Several other owners told us their homes have been blighted by windfarms, but they are shy of being photographed because they fear the publicity would mean they were never able to sell.

George Matthews, who lives close to the Drone Hill windfarm, a complex of 22 225-foot turbines on the Scottish borders near Berwick, has been trying to sell his £500,000 home for three years.

"My mother has dementia, and I would like to move to be able to look after her, but we are stuck and can't get on with our lives. We can't sell it " we've had no offers. We have a beautiful home but the windfarm is putting people off. I asked for £100,000 in compensation, but they refused."

When he moved to the area eight years ago, there were no proposals to build a windfarm.

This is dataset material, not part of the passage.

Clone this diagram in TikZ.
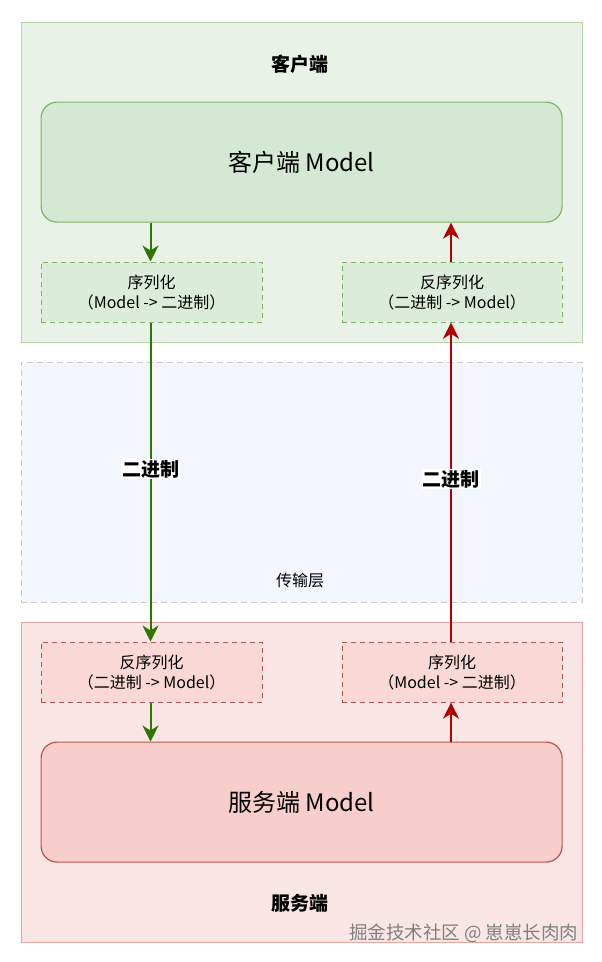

He describes the community benefit fund " worth £40,000 a year for the next 25 years " as a "drop in the ocean" from an operator, AES, which is an American multinational worth billions.

"It's peanuts. The local communities get £40,000 when the landowner gets £300,000 for what is moorland, and the developer last year earned nearly £5m."

AES says the fund is worth £1m in total and the electricity generated will provide power for 14,700 homes.

This article was amended on 31 March 2014 to clarify that sales data from properties located less than 2km from a wind turbine was not excluded from the analysis.